:: STATED GOAL ::
Take the lines from the top down to and including the one with "const xTicks = [0, 10, 20, 30, 40, 50, 60];" and repeat them exactly. Omit images.

:: STORED DATA ::
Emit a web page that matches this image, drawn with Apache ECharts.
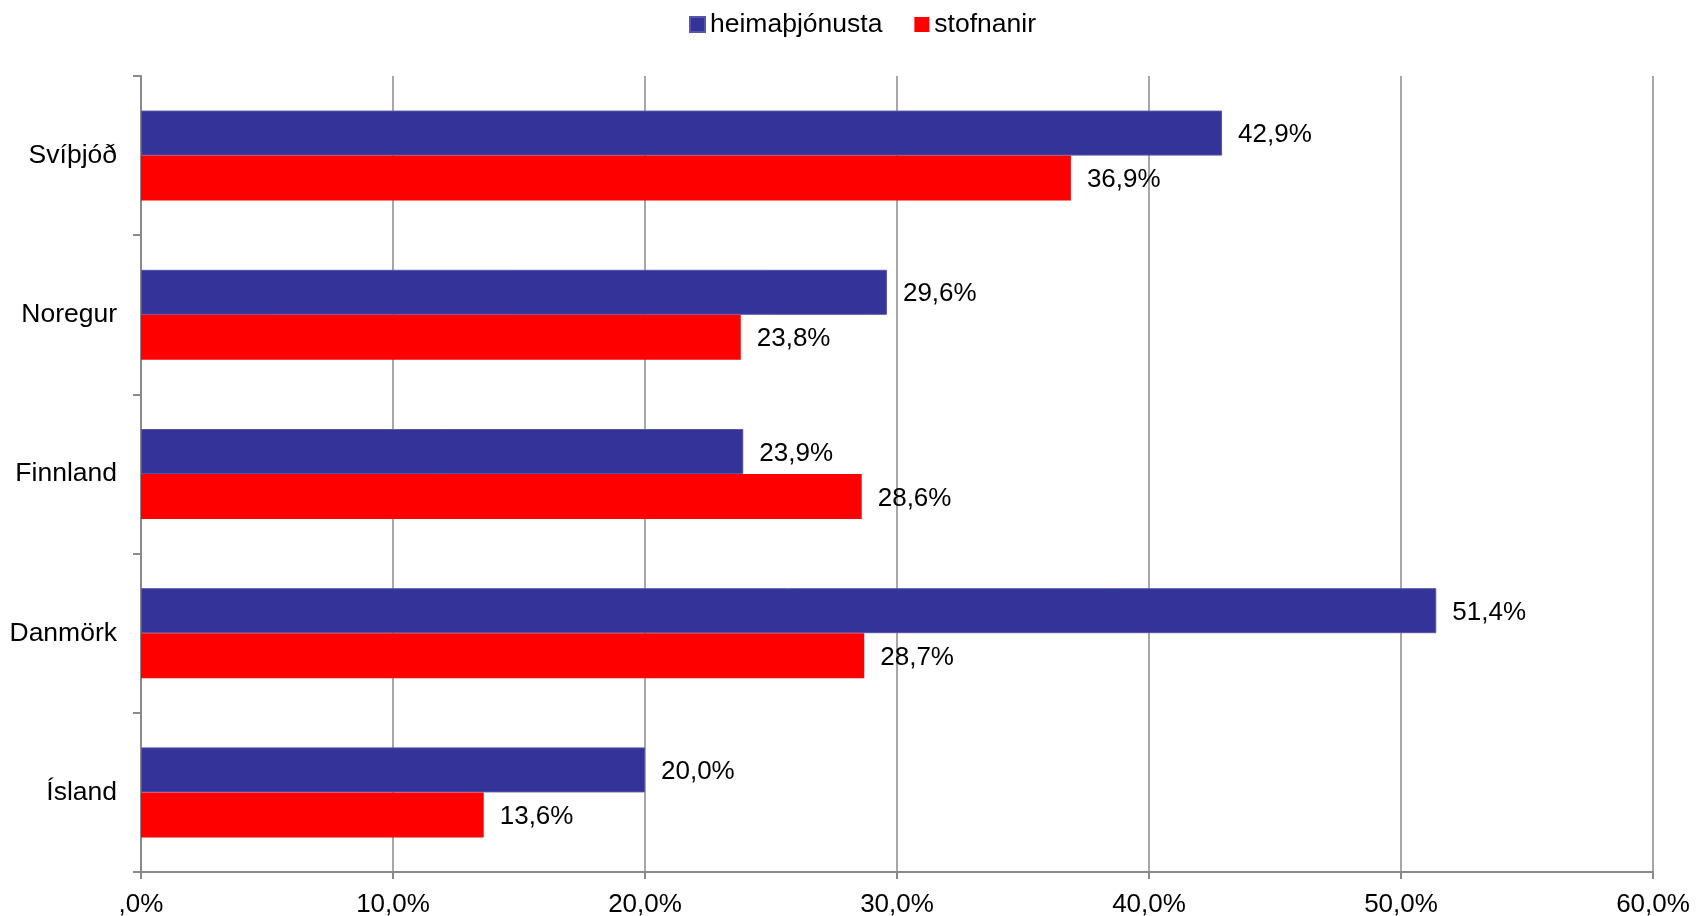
<!DOCTYPE html>
<html><head><meta charset="utf-8">
<script src="https://cdn.jsdelivr.net/npm/echarts@6/dist/echarts.min.js"></script>
<style>html,body{margin:0;padding:0;background:#fff}#c{width:1696px;height:916px}</style>
</head><body><div id="c"></div>
<script>
const categories = ['Svíþjóð', 'Noregur', 'Finnland', 'Danmörk', 'Ísland'];
const heimathjonusta = [42.9, 29.6, 23.9, 51.4, 20.0];
const stofnanir = [36.9, 23.8, 28.6, 28.7, 13.6];
const seriesNames = ['heimaþjónusta', 'stofnanir'];
const xTicks = [0, 10, 20, 30, 40, 50, 60];

function fmt(v) {
  const s = Number(v).toFixed(1).replace('.', ',');
  return (v === 0 ? ',0' : s) + '%';
}
const font = 'Liberation Sans, Arial, sans-serif';
const chart = echarts.init(document.getElementById('c'));
chart.setOption({
  animation: false,
  textStyle: { fontFamily: font, color: '#000' },
  legend: {
    top: 6, left: 684,
    itemWidth: 15, itemHeight: 15, itemGap: 32,
    icon: 'rect',
    textStyle: { fontSize: 26.5, color: '#000', fontFamily: font },
    data: seriesNames
  },
  grid: { left: 141, right: 43, top: 76, bottom: 44, containLabel: false, outerBoundsMode: 'none' },
  xAxis: {
    type: 'value', min: xTicks[0], max: xTicks[xTicks.length - 1], interval: 10,
    axisLine: { show: true, lineStyle: { color: '#8a8a8a', width: 2 } },
    axisTick: { show: true, length: 7, lineStyle: { color: '#8a8a8a', width: 2 } },
    splitLine: { show: true, lineStyle: { color: '#8a8a8a', width: 1.5 } },
    axisLabel: { fontSize: 26, color: '#000', margin: 20, formatter: fmt }
  },
  yAxis: {
    type: 'category', inverse: true, data: categories,
    axisLine: { show: true, lineStyle: { color: '#8a8a8a', width: 2 } },
    axisTick: { show: true, length: 8, lineStyle: { color: '#8a8a8a', width: 2 } },
    axisLabel: { fontSize: 26.5, color: '#000', margin: 24, padding: [4, 0, 0, 0] }
  },
  series: [
    {
      name: seriesNames[0], type: 'bar', data: heimathjonusta,
      barWidth: 45, barGap: '0%',
      itemStyle: { color: '#333399', borderColor: '#5555aa', borderWidth: 1 },
      label: { show: true, position: 'right', distance: 16, offset: [0, 2], fontSize: 26, color: '#000', formatter: p => fmt(p.value) }
    },
    {
      name: seriesNames[1], type: 'bar', data: stofnanir,
      barWidth: 45, barGap: '0%',
      itemStyle: { color: '#ff0000' },
      label: { show: true, position: 'right', distance: 16, offset: [0, 2], fontSize: 26, color: '#000', formatter: p => fmt(p.value) }
    }
  ]
});
</script></body></html>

:: SOLUTION TO THIS PROBLEM ::
Emit a web page that matches this image, drawn with Apache ECharts.
<!DOCTYPE html>
<html><head><meta charset="utf-8">
<script src="https://cdn.jsdelivr.net/npm/echarts@6/dist/echarts.min.js"></script>
<style>html,body{margin:0;padding:0;background:#fff}#c{width:1696px;height:916px}</style>
</head><body><div id="c"></div>
<script>
const categories = ['Svíþjóð', 'Noregur', 'Finnland', 'Danmörk', 'Ísland'];
const heimathjonusta = [42.9, 29.6, 23.9, 51.4, 20.0];
const stofnanir = [36.9, 23.8, 28.6, 28.7, 13.6];
const seriesNames = ['heimaþjónusta', 'stofnanir'];
const xTicks = [0, 10, 20, 30, 40, 50, 60];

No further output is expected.